Преступления Уэйнрайта, по всей очевидности, имели важные последствия для его искусства. Они придали весьма ярко выраженную индивидуальность его стилю, чего не было в ранних его произведениях. В примечаниях к биографии Диккенса Форстер сообщает, что в 1847 году леди Блессингтон получила от своего брата майора Пауэра, служившего одно время в Хобарт-Тауне, писанный маслом портрет молодой женщины, принадлежавший умелой кисти Уэйнрайта; говорится, что ему «удалось придать облику премилой доброй девушки выражение озлобленности, отличавшей его самого». В одном из романов Золя повествуется о молодом человеке, который, совершив убийство, занялся живописью и создает выполненные в зеленоватых тонах импрессионистские портреты вполне респектабельных людей, которые все до единого чем-то поразительно схожи с его жертвой; то, что произошло со стилем Уэйнрайта, на мой взгляд, дело намного более тонкое и таящее в себе множество ассоциаций. Речь идет о личности, необычайно полно развившейся из преступления.
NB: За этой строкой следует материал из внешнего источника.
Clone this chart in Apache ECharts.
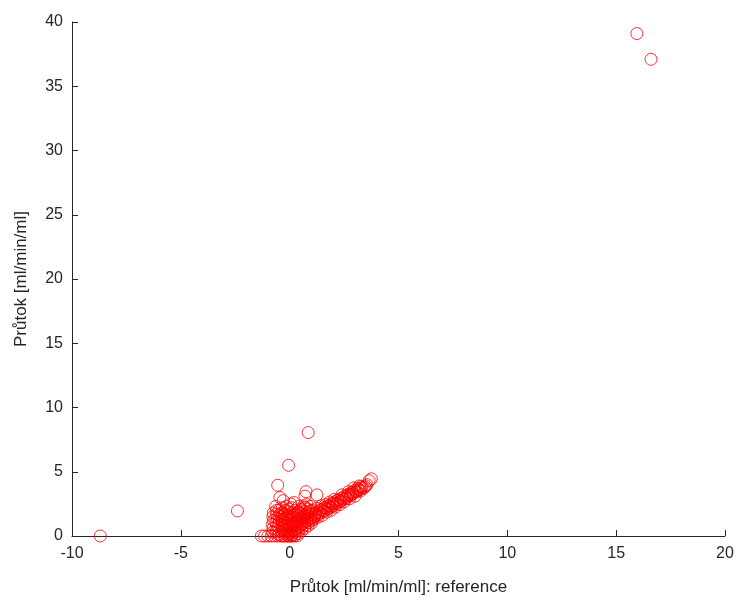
<!DOCTYPE html>
<html>
<head>
<meta charset="utf-8">
<script src="https://cdn.jsdelivr.net/npm/echarts@6/dist/echarts.min.js"></script>
<style>html,body{margin:0;padding:0;background:#fff}#c{width:741px;height:601px}</style>
</head>
<body>
<div id="c"></div>
<script>
// x = reference flow, y = measured flow
const outlierX = [-8.7, -2.4, -0.55, -0.05, 0.85, 15.95, 16.6, -0.45, -0.3, 0.75, 1.25, 0.7, 0.2, 0.05, -0.15, 3.75, 3.65];
const outlierY = [0, 1.95, 3.95, 5.5, 8.05, 39.1, 37.1, 3.0, 2.75, 3.45, 3.2, 3.1, 2.6, 2.5, 2.3, 4.45, 4.3];

const zeroRowX = [-1.3, -1.15, -1.0, -0.85, -0.7, -0.55, -0.4, -0.25, -0.1, 0.05, 0.2, 0.35];
const zeroRowY = [0, 0, 0, 0, 0, 0, 0, 0, 0, 0, 0, 0];

const leftColX = [-0.78, -0.76, -0.8, -0.74, -0.77, -0.75, -0.62, -0.6, -0.63, -0.58, -0.61, -0.6, -0.64];
const leftColY = [0.3, 0.6, 0.9, 1.2, 1.5, 1.8, 0.4, 0.8, 1.1, 1.4, 1.7, 2.0, 2.3];

const blobX = [
  -0.5, -0.48, -0.52, -0.5, -0.47, -0.5, -0.49,
  -0.35, -0.36, -0.33, -0.35, -0.34, -0.37, -0.35, -0.33,
  -0.2, -0.21, -0.19, -0.2, -0.22, -0.18, -0.2, -0.21,
  -0.05, -0.06, -0.04, -0.05, -0.07, -0.03, -0.05, -0.06, -0.04,
  0.1, 0.11, 0.09, 0.1, 0.12, 0.08, 0.1, 0.11, 0.09,
  0.25, 0.26, 0.24, 0.25, 0.27, 0.23, 0.25, 0.26,
  0.4, 0.41, 0.39, 0.4, 0.42, 0.38, 0.4, 0.41,
  0.55, 0.56, 0.54, 0.55, 0.57, 0.53, 0.55,
  0.7, 0.71, 0.69, 0.7, 0.72, 0.68, 0.7,
  0.85, 0.86, 0.84, 0.85, 0.87, 0.83,
  1.0, 1.01, 0.99, 1.0, 1.02, 0.98,
  -0.28, -0.12, 0.02, 0.18, 0.32, 0.47, 0.62, 0.78, 0.92,
  -0.27, -0.13, 0.03, 0.17, 0.33, 0.48, 0.63, 0.77, 0.93,
  -0.42, -0.27, -0.12, 0.04, 0.19, 0.34, 0.49, 0.64, 0.79
];
const blobY = [
  0.1, 0.4, 0.7, 1.0, 1.3, 1.6, 2.0,
  0.0, 0.3, 0.6, 0.9, 1.2, 1.5, 1.8, 2.2,
  0.0, 0.2, 0.5, 0.8, 1.1, 1.4, 1.7, 2.0,
  0.0, 0.15, 0.4, 0.7, 1.0, 1.3, 1.6, 1.9, 2.1,
  0.0, 0.1, 0.3, 0.6, 0.9, 1.2, 1.5, 1.8, 2.2,
  0.05, 0.3, 0.5, 0.8, 1.1, 1.4, 1.7, 2.0,
  0.2, 0.45, 0.7, 1.0, 1.3, 1.6, 1.9, 2.3,
  0.4, 0.65, 0.9, 1.15, 1.45, 1.75, 2.1,
  0.6, 0.85, 1.1, 1.35, 1.6, 1.9, 2.2,
  0.8, 1.05, 1.3, 1.55, 1.8, 2.1,
  1.0, 1.2, 1.45, 1.7, 2.0, 2.3,
  0.45, 0.35, 0.2, 0.35, 0.55, 0.75, 0.95, 1.15, 1.3,
  1.05, 0.95, 0.85, 0.95, 1.15, 1.35, 1.55, 1.75, 1.95,
  1.75, 1.65, 1.55, 1.45, 1.6, 1.8, 2.05, 2.35, 2.45
];

const bandX = [1.1, 1.15, 1.2, 1.3, 1.35, 1.4, 1.5, 1.55, 1.6, 1.7, 1.75, 1.8, 1.9, 1.95, 2.0, 2.1, 2.15, 2.2, 2.3, 2.35, 2.45, 2.5, 2.6, 2.65, 2.75, 2.8, 2.9, 3.0, 3.05, 3.15, 3.25, 3.3, 3.45, 3.55, 2.4, 2.05, 1.85, 1.65, 1.45, 1.25, 2.7, 2.95, 3.2,
  1.12, 1.28, 1.42, 1.58, 1.72, 1.88, 2.02, 2.18, 2.32, 2.48, 2.62, 2.78, 2.92, 3.08, 3.22, 3.38, 3.5,
  1.18, 1.33, 1.48, 1.63, 1.78, 1.93, 2.08, 2.23, 2.38, 2.53, 2.68, 2.83, 2.98, 3.13, 3.28];
const bandY = [1.3, 1.55, 1.8, 1.45, 1.75, 2.05, 1.6, 1.9, 2.2, 1.85, 2.1, 2.35, 2.0, 2.3, 2.55, 2.25, 2.5, 2.8, 2.45, 2.7, 2.95, 2.65, 2.9, 3.15, 2.9, 3.2, 3.4, 3.1, 3.45, 3.6, 3.5, 3.75, 3.8, 4.0, 3.2, 2.85, 2.65, 2.45, 2.35, 2.15, 3.45, 3.75, 3.9,
  1.45, 1.6, 1.8, 1.95, 2.1, 2.25, 2.4, 2.55, 2.7, 2.85, 3.0, 3.15, 3.3, 3.45, 3.6, 3.7, 3.9,
  1.7, 1.9, 2.05, 2.2, 2.35, 2.5, 2.65, 2.8, 2.95, 3.1, 3.25, 3.35, 3.55, 3.7, 3.85];

const xTicks = [-10, -5, 0, 5, 10, 15, 20];
const yTicks = [0, 5, 10, 15, 20, 25, 30, 35, 40];

function pairs(xs, ys) { return xs.map((x, i) => [x, ys[i]]); }
const allData = [].concat(pairs(zeroRowX, zeroRowY), pairs(leftColX, leftColY), pairs(blobX, blobY), pairs(bandX, bandY), pairs(outlierX, outlierY));

const axisColor = '#262626';
const font = 'Liberation Sans, Arial, sans-serif';
const chart = echarts.init(document.getElementById('c'));
chart.setOption({
  animation: false,
  backgroundColor: '#fff',
  grid: { left: 72, right: 16, top: 22, bottom: 65 },
  xAxis: {
    type: 'value', min: xTicks[0], max: xTicks[xTicks.length - 1], interval: 5,
    name: 'Průtok [ml/min/ml]: reference', nameLocation: 'middle', nameGap: 43,
    nameTextStyle: { fontFamily: font, fontSize: 17, color: axisColor },
    axisLine: { show: true, onZero: false, lineStyle: { color: axisColor, width: 1 } },
    axisTick: { show: true, inside: true, length: 6, lineStyle: { color: axisColor } },
    axisLabel: { fontFamily: font, fontSize: 16, color: axisColor, margin: 10 },
    splitLine: { show: false }
  },
  yAxis: {
    type: 'value', min: yTicks[0], max: yTicks[yTicks.length - 1], interval: 5,
    name: 'Průtok [ml/min/ml]', nameLocation: 'middle', nameGap: 42,
    nameTextStyle: { fontFamily: font, fontSize: 17, color: axisColor },
    axisLine: { show: true, onZero: false, lineStyle: { color: axisColor, width: 1 } },
    axisTick: { show: true, inside: true, length: 6, lineStyle: { color: axisColor } },
    axisLabel: { fontFamily: font, fontSize: 16, color: axisColor, margin: 9 },
    splitLine: { show: false }
  },
  series: [{
    type: 'scatter',
    data: allData,
    symbol: 'circle',
    symbolSize: 12,
    itemStyle: { color: 'rgba(0,0,0,0)', borderColor: '#ff0000', borderWidth: 1 },
    emphasis: { disabled: true }
  }]
});
</script>
</body>
</html>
Эта странная и влекущая к себе фигура, которая несколько лет после столь блестящего и жизненного, и художественного дебюта ослепляла весь литературный Лондон, несомненно, дает материал для исключительно интересной книги. Последний из биографов У. Кэрью Хэзлит, которому я многим обязан по части фактов, вошедших в этот очерк, – его небольшая книга в чем-то поистине бесценна – держится того мнения, что любовь Уэйнрайта к природе и искусству была чистой воды притворством; другие отрицали за ним всякий литературный талант. Мне такие суждения представляются мелкими или, во всяком случае, ошибочными. Тот факт, что человек угодил в тюрьму, никак не меняет качества написанной им прозы. Обыденные добродетели не могут служить опорой в искусстве, хотя способны отлично поддерживать репутацию второстепенных художников. Быть может, Де Квинси переоценил его критический дар, и я тоже не удержусь повторить еще раз, что в напечатанном им много слишком тривиального, слишком заурядного, слишком газетного, в скверном смысле этого скверного слова.